# [THE PROBLEM]
Give back exactly the lines from the one with "What seaborn and" through the one with "import seaborn as sns", inclusive, without the images.

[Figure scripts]
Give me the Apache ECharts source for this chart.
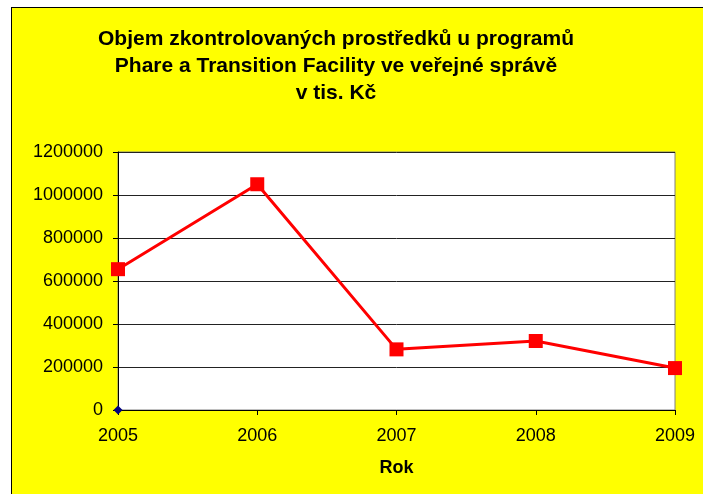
<!DOCTYPE html>
<html>
<head>
<meta charset="utf-8">
<script src="https://cdn.jsdelivr.net/npm/echarts@6/dist/echarts.min.js"></script>
<style>
html,body{margin:0;padding:0;background:#fff;width:703px;height:494px;overflow:hidden;}
#bg{position:absolute;left:11px;top:7px;width:720px;height:520px;background:#FFFF00;border-left:1.5px solid #000;border-top:1.5px solid #000;box-sizing:border-box;}
#chart{position:absolute;left:0;top:0;width:703px;height:494px;}
</style>
</head>
<body>
<div id="bg"></div>
<div id="chart"></div>
<script>
const titleText = "Objem zkontrolovaných prostředků u programů\nPhare a Transition Facility ve veřejné správě\nv tis. Kč";
const xAxisName = "Rok";
const categories = ["2005", "2006", "2007", "2008", "2009"];
const values = [655000, 1050000, 282000, 321000, 195000];
const markerValues = [0, null, null, null, null];
const yMin = 0, yMax = 1200000, yStep = 200000;

const chart = echarts.init(document.getElementById('chart'), null, {renderer: 'canvas'});
const font = '"Liberation Sans", Arial, sans-serif';
chart.setOption({
  backgroundColor: 'transparent',
  animation: false,
  title: {
    text: titleText,
    left: 331,
    top: 21,
    textAlign: 'center',
    textStyle: {fontFamily: font, fontWeight: 'bold', fontSize: 21, lineHeight: 27, color: '#000'}
  },
  grid: {
    left: 118, right: 28, top: 152, bottom: 84,
    show: true, backgroundColor: '#fff', borderColor: '#808080', borderWidth: 1
  },
  xAxis: {
    type: 'category',
    data: categories,
    boundaryGap: false,
    name: xAxisName,
    nameLocation: 'middle',
    nameGap: 49,
    nameTextStyle: {fontFamily: font, fontWeight: 'bold', fontSize: 18, color: '#000'},
    axisLine: {show: true, lineStyle: {color: '#000', width: 1}},
    axisTick: {show: true, inside: false, length: 5, alignWithLabel: true, lineStyle: {color: '#000'}},
    axisLabel: {fontFamily: font, fontSize: 18, color: '#000', margin: 17},
    splitLine: {show: false}
  },
  yAxis: {
    type: 'value',
    min: yMin, max: yMax, interval: yStep,
    axisLine: {show: true, lineStyle: {color: '#000', width: 1}},
    axisTick: {show: true, length: 5, lineStyle: {color: '#000'}},
    axisLabel: {fontFamily: font, fontSize: 18, color: '#000', margin: 15, formatter: v => String(v)},
    splitLine: {show: true, lineStyle: {color: '#222', width: 1}}
  },
  series: [
    {
      type: 'line',
      data: values,
      symbol: 'rect',
      symbolSize: 14,
      lineStyle: {color: '#FF0000', width: 3},
      itemStyle: {color: '#FF0000'},
      z: 3
    },
    {
      type: 'line',
      data: markerValues,
      symbol: 'diamond',
      symbolSize: 9,
      lineStyle: {width: 0},
      itemStyle: {color: '#000080'},
      z: 4
    }
  ]
});
</script>
</body>
</html>
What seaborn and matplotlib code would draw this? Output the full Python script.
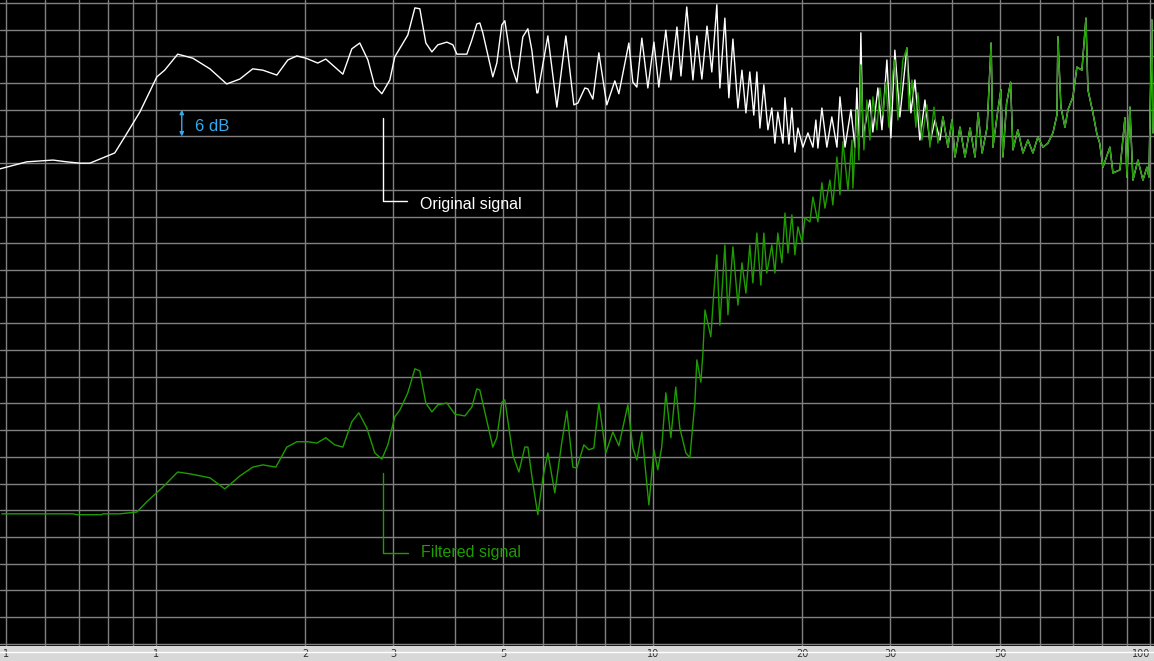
import matplotlib
matplotlib.use("Agg")
import matplotlib.pyplot as plt
from matplotlib.lines import Line2D
import numpy as np
import pandas as pd
import seaborn as sns

# Level (dB) against frequency.
orig_freq = [
    0.485, 0.550, 0.621, 0.662, 0.703, 0.737, 0.827, 0.866, 0.929, 1.005,
    1.042, 1.107, 1.187, 1.285, 1.389, 1.476, 1.567, 1.642, 1.752, 1.844,
    1.922, 2.004, 2.118, 2.198, 2.379, 2.480, 2.573, 2.671, 2.758, 2.850,
    2.957, 3.026, 3.214, 3.321, 3.398, 3.494, 3.593, 3.694, 3.851, 3.960,
    4.034, 4.225, 4.324, 4.425, 4.487, 4.549, 4.765, 4.854, 4.968, 5.038,
    5.204, 5.326, 5.476, 5.605, 5.709, 5.843, 5.870, 6.149, 6.410, 6.683,
    6.936, 7.065, 7.298, 7.400, 7.573, 7.787, 8.080, 8.386, 8.543, 8.948,
    9.115, 9.286, 9.503, 9.771, 10.05, 10.28, 10.62, 10.87, 11.18, 11.39,
    11.70, 12.04, 12.26, 12.55, 12.85, 13.14, 13.45, 13.64, 13.96, 14.22,
    14.49, 14.83, 15.11, 15.39, 15.67, 15.96, 16.19, 16.42, 16.72, 17.04,
    17.35, 17.60, 17.84, 18.27, 18.44, 18.78, 19.04, 19.31, 19.58, 20.04,
    20.51, 20.99, 21.28, 21.48, 21.88, 22.39, 22.91, 23.46, 23.79, 24.35,
    25.03, 25.50, 25.73, 25.97, 26.21, 26.46, 27.33, 27.71, 28.36, 28.90,
    29.57, 30.12, 30.68, 31.40, 32.44, 33.05, 33.67, 34.45, 35.27, 36.09,
    36.94, 37.81,
]
orig_db = [
    -37.3, -35.7, -35.3, -35.7, -36.0, -36.0, -33.7, -30.1, -24.5, -16.6,
    -15.1, -11.5, -12.4, -14.8, -18.2, -17.1, -14.8, -15.1, -16.2, -12.8,
    -11.9, -12.4, -13.5, -12.6, -16.0, -10.3, -9.0, -12.8, -18.7, -20.4,
    -17.3, -12.1, -7.2, -1.1, -1.3, -9.0, -11.0, -9.4, -8.8, -9.4,
    -11.5, -11.5, -8.3, -4.7, -4.5, -6.7, -16.6, -13.5, -4.9, -4.0,
    -14.4, -17.8, -7.6, -5.8, -10.6, -20.2, -20.2, -7.4, -23.4, -7.4,
    -22.9, -22.5, -19.1, -19.3, -21.6, -11.2, -22.9, -17.5, -20.4, -9.0,
    -17.8, -18.9, -7.9, -19.1, -8.8, -18.9, -6.1, -17.3, -5.4, -16.4,
    -0.9, -17.3, -7.4, -17.1, -5.2, -15.5, -0.4, -19.1, -3.4, -21.3,
    -8.1, -23.6, -15.1, -24.7, -15.5, -25.2, -15.5, -28.1, -18.4, -28.5,
    -23.6, -31.5, -24.5, -31.5, -21.3, -31.7, -23.6, -33.5, -28.1, -32.4,
    -29.2, -32.4, -26.3, -32.6, -23.6, -32.4, -25.6, -32.4, -21.1, -32.4,
    -24.0, -32.4, -19.1, -32.4, -6.7, -30.1, -21.8, -29.0, -19.1, -28.5,
    -12.8, -30.3, -10.6, -25.6, -10.1, -24.7, -17.3, -30.8, -21.8, -31.5,
    -26.3, -30.8,
]

filt_freq = [
    0.490, 0.681, 0.694, 0.779, 0.782, 0.846, 0.916, 0.959, 1.033, 1.107,
    1.170, 1.285, 1.377, 1.476, 1.567, 1.642, 1.744, 1.835, 1.922, 2.022,
    2.109, 2.198, 2.291, 2.379, 2.480, 2.561, 2.658, 2.758, 2.850, 2.930,
    3.026, 3.097, 3.214, 3.321, 3.398, 3.494, 3.593, 3.694, 3.851, 3.997,
    4.186, 4.324, 4.425, 4.487, 4.765, 4.854, 4.968, 5.038, 5.228, 5.376,
    5.527, 5.605, 5.736, 5.870, 6.009, 6.149, 6.350, 6.561, 6.714, 6.904,
    7.032, 7.265, 7.434, 7.608, 7.787, 8.043, 8.308, 8.543, 8.907, 9.115,
    9.286, 9.503, 9.817, 10.05, 10.23, 10.42, 10.62, 10.87, 11.12, 11.33,
    11.65, 11.87, 12.15, 12.26, 12.49, 12.61, 12.73, 13.08, 13.26, 13.45,
    13.64, 13.96, 14.16, 14.49, 14.83, 15.11, 15.39, 15.67, 15.89, 16.19,
    16.49, 16.72, 16.95, 17.35, 17.60, 17.84, 18.18, 18.44, 18.70, 19.04,
    19.31, 19.58, 19.95, 20.23, 20.70, 20.99, 21.48, 21.88, 22.19, 22.71,
    23.02, 23.46, 23.79, 24.12, 24.69, 25.15, 25.26, 25.73, 25.97, 26.21,
    26.58, 26.95, 27.33, 27.71, 28.23, 28.63, 29.03, 29.43, 29.84, 30.40,
    30.68, 31.11, 31.84, 32.44, 32.74, 33.21, 33.82, 34.14, 34.77, 35.59,
    36.09, 36.77, 37.45,
]
filt_db = [
    -114.8, -114.8, -115.0, -115.0, -114.8, -114.8, -114.4, -112.1, -108.8, -105.4,
    -105.8, -106.7, -109.2, -106.3, -104.3, -103.8, -104.3, -99.8, -98.6, -98.6,
    -98.9, -97.7, -99.3, -99.8, -94.1, -92.1, -95.5, -101.1, -102.5, -99.3,
    -93.0, -91.5, -87.6, -82.2, -82.7, -89.9, -91.9, -90.3, -89.9, -92.4,
    -92.8, -90.8, -86.7, -87.0, -99.8, -97.7, -89.7, -89.2, -101.6, -105.4,
    -99.8, -99.8, -107.9, -115.0, -106.7, -101.1, -110.1, -98.6, -91.7, -104.3,
    -104.5, -99.3, -100.4, -100.0, -89.9, -101.1, -96.4, -99.5, -90.3, -100.0,
    -102.7, -96.4, -112.8, -100.4, -104.9, -99.8, -87.6, -97.7, -86.3, -95.5,
    -101.1, -102.2, -89.7, -80.2, -85.2, -78.6, -69.0, -75.0, -65.2, -56.6,
    -72.4, -54.4, -70.1, -54.8, -67.9, -58.4, -65.2, -54.4, -62.9, -51.7,
    -63.4, -51.7, -60.7, -54.4, -60.7, -51.7, -58.4, -47.2, -56.2, -47.6,
    -56.6, -50.3, -53.7, -48.3, -49.2, -43.6, -49.2, -40.4, -46.1, -39.8,
    -45.4, -34.6, -43.1, -31.2, -42.0, -30.8, -41.6, -24.0, -35.3, -13.9,
    -33.0, -21.8, -30.8, -21.1, -28.5, -19.1, -25.2, -17.8, -27.9, -15.5,
    -12.8, -26.3, -12.8, -10.1, -24.0, -17.3, -27.9, -20.2, -30.8, -22.9,
    -32.4, -23.4, -31.5,
]

# above ~38 the two traces lie on top of each other
tail_freq = [
    38.33, 39.23, 39.97, 40.53, 41.48, 42.46, 43.46, 44.48, 45.11, 45.96,
    47.04, 47.92, 48.32, 49.45, 50.15, 50.61, 51.48, 52.44, 53.01, 54.23,
    55.53, 56.82, 58.16, 59.51, 60.92, 62.35, 63.80, 64.99, 65.29, 66.21,
    67.46, 68.40, 70.00, 71.30, 72.98, 74.34, 75.03, 76.79, 78.14, 79.23,
    80.43, 83.08, 84.25, 87.03, 89.07, 89.89, 91.15, 92.43, 94.59, 96.81,
    98.62, 99.54, 100.9, 101.4,
]
tail_db = [
    -25.6, -32.4, -26.3, -34.6, -27.9, -34.6, -28.1, -34.6, -24.7, -33.7,
    -27.9, -9.0, -32.4, -24.0, -19.5, -34.6, -22.5, -17.8, -33.0, -28.5,
    -33.7, -30.8, -33.7, -30.1, -32.4, -31.5, -29.2, -25.2, -7.6, -23.4,
    -27.9, -24.0, -21.1, -14.4, -15.1, -3.4, -19.5, -24.7, -29.2, -31.5,
    -36.9, -32.4, -38.2, -37.5, -25.8, -39.1, -23.4, -39.8, -35.3, -39.8,
    -36.9, -39.1, -3.8, -29.2,
]

grid_freqs = [0.5, 0.6, 0.7, 0.8, 0.9, 1, 2, 3, 4, 5, 6, 7, 8, 9,
              10, 20, 30, 40, 50, 60, 70, 80, 90, 100]
labelled_freqs = [0.5, 1, 2, 3, 5, 10, 20, 30, 50, 100]
labelled_text = ["1", "1", "2", "3", "5", "10", "20", "30", "50", "100"]

WHITE = "#ffffff"
GREEN = "#1f9c00"
BLUE = "#33aaee"
LABEL_FONT = ["Liberation Sans", "DejaVu Sans"]

sns.set_style("dark")
plt.rcParams["font.family"] = ["DejaVu Sans"]

original = pd.DataFrame({"freq": orig_freq + tail_freq, "level": orig_db + tail_db})
filtered = pd.DataFrame({"freq": filt_freq + tail_freq, "level": filt_db + tail_db})

fig = plt.figure(figsize=(11.54, 6.61), dpi=100, facecolor="#d8d8d8")
ax = fig.add_axes([0, 15 / 661, 1, 646 / 661])
ax.set_facecolor("black")

sns.lineplot(data=original, x="freq", y="level", color=WHITE, linewidth=1.0,
             estimator=None, sort=False, ax=ax, zorder=3)
sns.lineplot(data=filtered, x="freq", y="level", color=GREEN, linewidth=1.0,
             estimator=None, sort=False, ax=ax, zorder=4)

ax.set_xscale("log")
ax.set_xlim(0.486, 101.9)
ax.set_ylim(-144.5, 0.67)

ax.set_xticks(grid_freqs)
ax.set_xticklabels([labelled_text[labelled_freqs.index(f)] if f in labelled_freqs else ""
                    for f in grid_freqs])
ax.xaxis.set_minor_locator(matplotlib.ticker.NullLocator())
ax.set_yticks(np.arange(0, -145, -6))
ax.tick_params(axis="x", length=0, pad=2, labelsize=7, labelcolor="#303030")
ax.tick_params(axis="y", left=False, labelleft=False)
# last label sits at the right edge; keep it inside the figure
ax.get_xticklabels()[-1].set_horizontalalignment("right")
ax.grid(True, color="#808080", linewidth=1.0)
ax.set_axisbelow(True)
ax.set_xlabel("")
ax.set_ylabel("")
for spine in ax.spines.values():
    spine.set_visible(False)

# 6 dB scale marker
ax.annotate("", xy=(1.128, -24.0), xytext=(1.128, -30.0),
            arrowprops=dict(arrowstyle="<|-|>", color=BLUE, lw=1.0,
                            shrinkA=0, shrinkB=0, mutation_scale=6))
ax.text(1.198, -28.8, "6 dB", color=BLUE, fontsize=12, va="baseline",
        family=LABEL_FONT)

# trace callouts
ax.plot([2.862, 2.862, 3.199], [-25.8, -44.5, -44.5], color=WHITE, lw=1.0)
ax.text(3.398, -46.4, "Original signal", color=WHITE, fontsize=11.5,
        va="baseline", family=LABEL_FONT)
ax.plot([2.862, 2.862, 3.214], [-105.6, -123.6, -123.6], color=GREEN, lw=1.0)
ax.text(3.414, -124.5, "Filtered signal", color=GREEN, fontsize=11.5,
        va="baseline", family=LABEL_FONT)

fig.add_artist(Line2D([0, 1], [9 / 661, 9 / 661], transform=fig.transFigure,
                      color="white", linewidth=1.0, zorder=5))

fig.savefig("out.png", dpi=100, facecolor=fig.get_facecolor())
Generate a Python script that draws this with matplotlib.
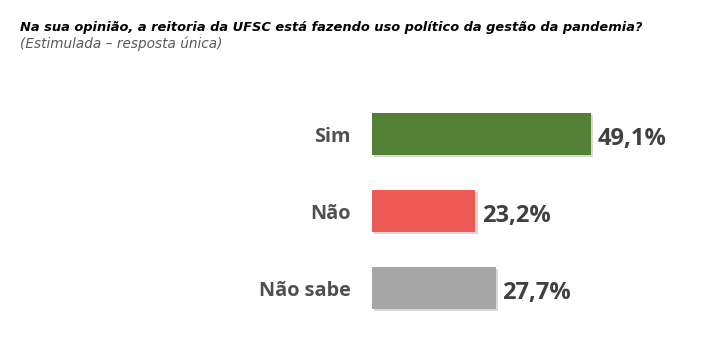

# [TASK OUTPUT]
What seaborn and matplotlib code would draw this? Output the full Python script.
import matplotlib
matplotlib.use("Agg")
import matplotlib.pyplot as plt
from matplotlib.lines import Line2D
import numpy as np
import pandas as pd
import seaborn as sns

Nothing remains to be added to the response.